Sebagai seorang pelajar yang sebentar lagi akan memilih jalan hidup, terasa betul bagaimana profesi guru adalah profesi yang hampir selalu dinomorduakan. Tidak seperti jurusan lain yang memiliki pamor seperti teknik mesin, teknik industri, bisnis, manajemen, dsb, jurusan pendidikan dan ilmu sering dipandang sebelah mata.

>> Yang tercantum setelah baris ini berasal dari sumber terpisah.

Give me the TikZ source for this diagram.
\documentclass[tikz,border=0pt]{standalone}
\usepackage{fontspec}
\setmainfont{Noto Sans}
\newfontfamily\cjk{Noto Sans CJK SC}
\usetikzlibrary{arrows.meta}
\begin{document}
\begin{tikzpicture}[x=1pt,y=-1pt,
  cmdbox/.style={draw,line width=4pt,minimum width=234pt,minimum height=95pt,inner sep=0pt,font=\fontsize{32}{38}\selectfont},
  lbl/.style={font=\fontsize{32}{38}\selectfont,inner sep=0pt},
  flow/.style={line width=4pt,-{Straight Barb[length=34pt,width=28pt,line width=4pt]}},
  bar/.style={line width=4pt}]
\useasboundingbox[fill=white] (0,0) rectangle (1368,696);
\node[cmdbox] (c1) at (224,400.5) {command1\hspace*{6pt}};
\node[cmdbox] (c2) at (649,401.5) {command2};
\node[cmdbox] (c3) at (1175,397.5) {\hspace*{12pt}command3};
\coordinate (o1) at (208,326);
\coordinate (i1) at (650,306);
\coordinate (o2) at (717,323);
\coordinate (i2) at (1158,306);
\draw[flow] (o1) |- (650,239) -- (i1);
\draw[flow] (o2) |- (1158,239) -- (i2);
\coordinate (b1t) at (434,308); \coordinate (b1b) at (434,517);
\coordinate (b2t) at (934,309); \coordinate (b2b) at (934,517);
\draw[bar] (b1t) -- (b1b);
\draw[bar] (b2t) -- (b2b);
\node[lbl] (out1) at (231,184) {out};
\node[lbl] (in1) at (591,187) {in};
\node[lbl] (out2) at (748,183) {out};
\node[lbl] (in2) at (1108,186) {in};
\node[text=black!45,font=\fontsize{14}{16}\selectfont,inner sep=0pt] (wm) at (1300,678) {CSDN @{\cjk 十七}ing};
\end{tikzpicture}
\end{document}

Banyak alasan mengapa profesi guru menjadi kurang diminati. Pertama, guru dinilai sebagai profesi yang tidak memiliki masa depan. Banyak bimbingan pemilihan jurusan yang membimbing siswa untuk memilih jurusan yang dapat menjamin hidup ketika lulus, atau dengan kata lain jurusan yang lulusannya dapat mendapatkan pekerjaan yang layak dan hidup sejahtera. Dalam kasus ini, guru dipandang sebagai profesi yang berpenghasilan rendah dibandingkan dengan profesi lain seperti arsitek, insinyur, dan pengusaha. Jurusan pendidikan juga dipandang sebagai jurusan yang lulusannya minim kompetensi, karena "Cumabisa jadi guru doang."

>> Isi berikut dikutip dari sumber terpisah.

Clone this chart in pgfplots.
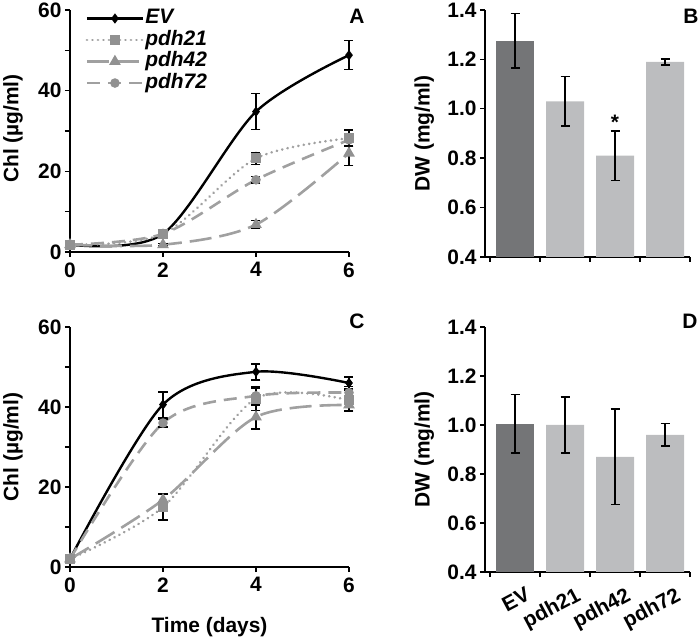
\documentclass[border=0pt]{standalone}
\usepackage{pgfplots}
\pgfplotsset{compat=1.18}
\usepackage{fontspec}
\setmainfont{Liberation Sans}
\definecolor{lg}{RGB}{160,160,160}
\definecolor{mk}{RGB}{145,145,145}
\definecolor{bardark}{RGB}{116,117,119}
\definecolor{barlight}{RGB}{188,189,191}
\newcommand{\fs}{\fontsize{21}{23}\selectfont\bfseries}

\pgfplotstableread{
x y e
0 1.8 0.2
2 4.5 0.5
4 34.8 4.5
6 48.8 3.6
}\AEV
\pgfplotstableread{
x y e
0 1.8 0.2
2 4.5 0.5
4 23.2 1.5
6 28.2 2.0
}\Aa
\pgfplotstableread{
x y e
0 1.8 0.2
2 1.8 0.3
4 6.8 1.0
6 24.5 3.0
}\Ab
\pgfplotstableread{
x y e
0 1.8 0.2
2 4.5 0.5
4 17.9 0.8
6 27.8 1.5
}\Ac
\pgfplotstableread{
x y e
0 2.0 0.2
2 40.6 3.2
4 48.8 2.0
6 46.0 1.5
}\CEV
\pgfplotstableread{
x y e
0 2.0 0.2
2 15.0 3.2
4 42.1 3.0
6 41.7 2.5
}\Ca
\pgfplotstableread{
x y e
0 2.0 0.2
2 16.8 1.5
4 37.5 3.0
6 40.5 1.5
}\Cb
\pgfplotstableread{
x y e
0 2.0 0.2
2 36.0 1.0
4 42.8 2.0
6 43.6 1.5
}\Cc

\pgfplotsset{
  common/.style={
    scale only axis,
    axis x line=bottom, axis y line=left,
    axis line style={line width=1.4bp,-},
    tick style={line width=1.4bp,black},
    tick align=outside, major tick length=5bp,
    tick label style={font=\fs},
    /pgf/number format/assume math mode=true,
    every axis y label/.style={rotate=90,anchor=north,inner sep=0pt,font=\fs},
    every axis x label/.style={anchor=north,inner sep=0pt,font=\fs,at={(axis description cs:0.5,-0.21)}},
  },
  lineax/.style={common,
    xmin=0,xmax=6,ymin=0,ymax=60,
    xtick={0,2,4,6},
    ytick={0,10,20,30,40,50,60},
    yticklabels={0,,20,,40,,60},
    xticklabel style={yshift=-2bp},
    ylabel={Chl (µg/ml)},
    clip=false,
    legend image code/.code={\draw[mark repeat=2,mark phase=2,##1] plot coordinates {(0bp,0bp) (28bp,0bp) (56bp,0bp)};},
  },
  barax/.style={common,
    xmin=-0.6,xmax=3.5,ymin=0.4,ymax=1.4,
    xtick={-0.5,0.5,1.5,2.5,3.5}, xticklabels={},
    ytick={0.4,0.6,0.8,1.0,1.2,1.4},
    yticklabel style={/pgf/number format/.cd,fixed,fixed zerofill,precision=1},
    ylabel={DW (mg/ml)},
    every axis y label/.append style={at={(axis description cs:-0.345,0.5)}},
  },
  errs/.style={error bars/.cd, y dir=both, y explicit,
    error bar style={line width=1.4bp,black,solid},
    error mark options={rotate=90,mark size=4.5bp,line width=1.4bp,black,solid}},
  sEV/.style={black,line width=2.4bp,smooth,tension=0.5,mark=diamond*,mark size=3.2bp,mark options={solid,fill=black}},
  sa/.style={lg,line width=2.8bp,smooth,tension=0.5,line cap=round,dash pattern=on 0.1bp off 5.4bp,mark=square*,mark size=3.6bp,mark options={solid,mk,fill=mk}},
  sb/.style={lg,line width=2.6bp,smooth,tension=0.5,dash pattern=on 22bp off 8bp,mark=triangle*,mark size=4.2bp,mark options={solid,mk,fill=mk}},
  sc/.style={lg,line width=2.6bp,smooth,tension=0.5,dash pattern=on 13bp off 8bp,mark=*,mark size=3.4bp,mark options={solid,mk,fill=mk}},
}

\begin{document}
\begin{tikzpicture}
\path[use as bounding box] (0,0) rectangle (700bp,638bp);

% Panel A
\begin{axis}[lineax, at={(70bp,386bp)}, anchor=south west, width=279bp, height=242bp,
  every axis y label/.append style={at={(axis description cs:-0.24,0.51)}},
  legend style={at={(axis description cs:0.055,1.01)},anchor=north west,draw=none,fill=none,
    inner sep=0pt, row sep=0pt, font=\fs\itshape,
    nodes={inner sep=1bp,text height=15bp,text depth=4.5bp}},
  legend cell align=left]
\addplot[sEV, errs] table[x=x,y=y,y error=e]{\AEV};
\addplot[sa, errs] table[x=x,y=y,y error=e]{\Aa};
\addplot[sb, errs] table[x=x,y=y,y error=e]{\Ab};
\addplot[sc, errs] table[x=x,y=y,y error=e]{\Ac};
\legend{EV,pdh21,pdh42,pdh72}
\end{axis}

% Panel C
\begin{axis}[lineax, at={(70bp,71bp)}, anchor=south west, width=279bp, height=240bp,
  every axis y label/.append style={at={(axis description cs:-0.24,0.5)}},
  xlabel={Time (days)}]
\addplot[sEV, errs] table[x=x,y=y,y error=e]{\CEV};
\addplot[sa, errs] table[x=x,y=y,y error=e]{\Ca};
\addplot[sb, errs] table[x=x,y=y,y error=e]{\Cb};
\addplot[sc, errs] table[x=x,y=y,y error=e]{\Cc};
\end{axis}

% Panel B
\begin{axis}[barax, at={(485bp,381bp)}, anchor=south west, width=205bp, height=247bp]
\addplot[ybar, bar shift=0pt, bar width=0.76, fill=bardark, draw=none, errs]
  coordinates {(0,1.275) +- (0,0.11)};
\addplot[ybar, bar shift=0pt, bar width=0.76, fill=barlight, draw=none, errs]
  coordinates {(1,1.03) +- (0,0.10) (2,0.81) +- (0,0.10) (3,1.19) +- (0,0.012)};
\node[font=\fs, anchor=base] at (axis cs:2,0.918) {*};
\end{axis}

% Panel D
\begin{axis}[barax, at={(485bp,66bp)}, anchor=south west, width=205bp, height=245bp,
  extra x ticks={0,1,2,3}, extra x tick labels={EV,pdh21,pdh42,pdh72},
  extra x tick style={major tick length=0pt,
    tick label style={rotate=28,anchor=north east,inner sep=0pt,yshift=-17bp,xshift=2bp}}]
\addplot[ybar, bar shift=0pt, bar width=0.76, fill=bardark, draw=none, errs]
  coordinates {(0,1.005) +- (0,0.12)};
\addplot[ybar, bar shift=0pt, bar width=0.76, fill=barlight, draw=none, errs]
  coordinates {(1,1.0) +- (0,0.115) (2,0.87) +- (0,0.195) (3,0.96) +- (0,0.046)};
\end{axis}

% panel letters
\node[font=\fs] at (357bp,622bp) {A};
\node[font=\fs] at (691bp,622bp) {B};
\node[font=\fs] at (357bp,317bp) {C};
\node[font=\fs] at (690bp,317bp) {D};
\end{tikzpicture}
\end{document}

Kedua, pengalaman yang dialami siswa berhadapan dengan lingkungan sekolah dan guru yang tidak membawa kesan. Kurikulum pendidikan menengah yang sedemikian rupa membuat sekolah sebagai momok yang harus dilewati karena sebuah formalitas. Demikian pula oknum guru sebagai pengguna kurikulum sebagai wadah interaksi dengan siswa tidak meninggalkan kesan yang baik lewat ketidakprofesionalan dalam mengajar. Alhasil, masa depan menjadi seorang guru tidaklah menggiurkan dibandingkan dengan pengusaha sukses ataupun dokter yang ahli.